■ Given data ■
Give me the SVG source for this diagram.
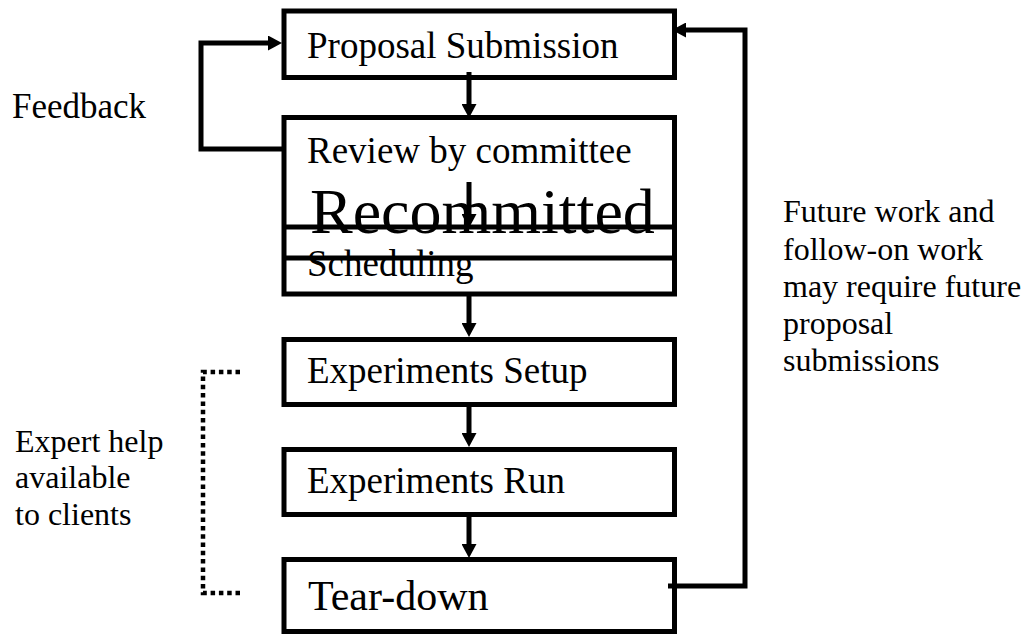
<svg xmlns="http://www.w3.org/2000/svg" width="1033" height="634" viewBox="0 0 1033 634" font-family="'Liberation Serif', 'Times New Roman', Times, 'DejaVu Serif', serif">
<defs>
<style>
.box{fill:none;stroke:#000;stroke-width:5}
.ln{fill:none;stroke:#000;stroke-width:5}
.dot{fill:none;stroke:#000;stroke-width:4.5;stroke-dasharray:4.5 3.8}
.lbl{font-family:'Liberation Serif','Times New Roman',Times,'DejaVu Serif',serif;fill:#000}
.t37{font-size:37px}
.t32{font-size:32px}
</style>
<marker id="ah" viewBox="0 0 14 15" refX="0" refY="7.5" markerWidth="14" markerHeight="15" markerUnits="userSpaceOnUse" orient="auto">
<path d="M0,0 L14,7.5 L0,15 z" fill="#000"/>
</marker>
</defs>
<rect width="1033" height="634" fill="#fff"/>
<g id="connectors">
<line class="ln" x1="469" y1="72" x2="469" y2="104" marker-end="url(#ah)"/>
<line class="ln" x1="469" y1="182" x2="469" y2="214" marker-end="url(#ah)"/>
<line class="ln" x1="469" y1="292" x2="469" y2="323" marker-end="url(#ah)"/>
<line class="ln" x1="469" y1="402" x2="469" y2="433" marker-end="url(#ah)"/>
<line class="ln" x1="469" y1="512" x2="469" y2="544" marker-end="url(#ah)"/>
<path class="ln" d="M284,149 L201,149 L201,43 L268,43" marker-end="url(#ah)"/>
<path class="ln" d="M668,586 L745,586 L745,30 L686,30" marker-end="url(#ah)"/>
<path class="dot" d="M240,372 L203,372 L203,593 L240,593"/>
</g>
<g id="proposal">
<rect class="box" x="284" y="11" width="390.5" height="66.5"/>
<text class="lbl t37" x="307" y="58">Proposal Submission</text>
</g>
<g id="review">
<rect class="box" x="284" y="117.5" width="390.5" height="176.5"/>
<text class="lbl t37" x="307" y="163">Review by committee</text>
</g>
<g id="recommitted">
<text class="lbl" x="310" y="233" font-size="64">Recommitted</text>
<line class="ln" x1="284" y1="227" x2="674.5" y2="227"/>
<line class="ln" x1="284" y1="258" x2="674.5" y2="258"/>
</g>
<g id="scheduling">
<text class="lbl t37" x="307" y="276">Scheduling</text>
</g>
<g id="setup">
<rect class="box" x="284" y="339.5" width="390.5" height="65"/>
<text class="lbl t37" x="307" y="383">Experiments Setup</text>
</g>
<g id="run">
<rect class="box" x="284" y="449.5" width="390.5" height="65"/>
<text class="lbl t37" x="307" y="493">Experiments Run</text>
</g>
<g id="teardown">
<rect class="box" x="284" y="559.5" width="390.5" height="72"/>
<text class="lbl" x="308" y="610" font-size="42">Tear-down</text>
</g>
<g id="feedback-label">
<text class="lbl" x="12" y="118" font-size="35">Feedback</text>
</g>
<g id="expert-label">
<text class="lbl t32" x="15" y="452">Expert help</text>
<text class="lbl t32" x="15" y="488">available</text>
<text class="lbl t32" x="15" y="525">to clients</text>
</g>
<g id="future-label">
<text class="lbl t32" x="783" y="222">Future work and</text>
<text class="lbl t32" x="783" y="259.5">follow-on work</text>
<text class="lbl t32" x="783" y="297">may require future</text>
<text class="lbl t32" x="783" y="333.5">proposal</text>
<text class="lbl t32" x="783" y="370.5">submissions</text>
</g>
</svg>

■ Set task ■
Reproduce the data above in full, exactly as it is, with the pictures left out.

■ Answer in full ■
Give me the SVG source for this diagram.
<svg xmlns="http://www.w3.org/2000/svg" width="1033" height="634" viewBox="0 0 1033 634" font-family="'Liberation Serif', 'Times New Roman', Times, 'DejaVu Serif', serif">
<defs>
<style>
.box{fill:none;stroke:#000;stroke-width:5}
.ln{fill:none;stroke:#000;stroke-width:5}
.dot{fill:none;stroke:#000;stroke-width:4.5;stroke-dasharray:4.5 3.8}
.lbl{font-family:'Liberation Serif','Times New Roman',Times,'DejaVu Serif',serif;fill:#000}
.t37{font-size:37px}
.t32{font-size:32px}
</style>
<marker id="ah" viewBox="0 0 14 15" refX="0" refY="7.5" markerWidth="14" markerHeight="15" markerUnits="userSpaceOnUse" orient="auto">
<path d="M0,0 L14,7.5 L0,15 z" fill="#000"/>
</marker>
</defs>
<rect width="1033" height="634" fill="#fff"/>
<g id="connectors">
<line class="ln" x1="469" y1="72" x2="469" y2="104" marker-end="url(#ah)"/>
<line class="ln" x1="469" y1="182" x2="469" y2="214" marker-end="url(#ah)"/>
<line class="ln" x1="469" y1="292" x2="469" y2="323" marker-end="url(#ah)"/>
<line class="ln" x1="469" y1="402" x2="469" y2="433" marker-end="url(#ah)"/>
<line class="ln" x1="469" y1="512" x2="469" y2="544" marker-end="url(#ah)"/>
<path class="ln" d="M284,149 L201,149 L201,43 L268,43" marker-end="url(#ah)"/>
<path class="ln" d="M668,586 L745,586 L745,30 L686,30" marker-end="url(#ah)"/>
<path class="dot" d="M240,372 L203,372 L203,593 L240,593"/>
</g>
<g id="proposal">
<rect class="box" x="284" y="11" width="390.5" height="66.5"/>
<text class="lbl t37" x="307" y="58">Proposal Submission</text>
</g>
<g id="review">
<rect class="box" x="284" y="117.5" width="390.5" height="176.5"/>
<text class="lbl t37" x="307" y="163">Review by committee</text>
</g>
<g id="recommitted">
<text class="lbl" x="310" y="233" font-size="64">Recommitted</text>
<line class="ln" x1="284" y1="227" x2="674.5" y2="227"/>
<line class="ln" x1="284" y1="258" x2="674.5" y2="258"/>
</g>
<g id="scheduling">
<text class="lbl t37" x="307" y="276">Scheduling</text>
</g>
<g id="setup">
<rect class="box" x="284" y="339.5" width="390.5" height="65"/>
<text class="lbl t37" x="307" y="383">Experiments Setup</text>
</g>
<g id="run">
<rect class="box" x="284" y="449.5" width="390.5" height="65"/>
<text class="lbl t37" x="307" y="493">Experiments Run</text>
</g>
<g id="teardown">
<rect class="box" x="284" y="559.5" width="390.5" height="72"/>
<text class="lbl" x="308" y="610" font-size="42">Tear-down</text>
</g>
<g id="feedback-label">
<text class="lbl" x="12" y="118" font-size="35">Feedback</text>
</g>
<g id="expert-label">
<text class="lbl t32" x="15" y="452">Expert help</text>
<text class="lbl t32" x="15" y="488">available</text>
<text class="lbl t32" x="15" y="525">to clients</text>
</g>
<g id="future-label">
<text class="lbl t32" x="783" y="222">Future work and</text>
<text class="lbl t32" x="783" y="259.5">follow-on work</text>
<text class="lbl t32" x="783" y="297">may require future</text>
<text class="lbl t32" x="783" y="333.5">proposal</text>
<text class="lbl t32" x="783" y="370.5">submissions</text>
</g>
</svg>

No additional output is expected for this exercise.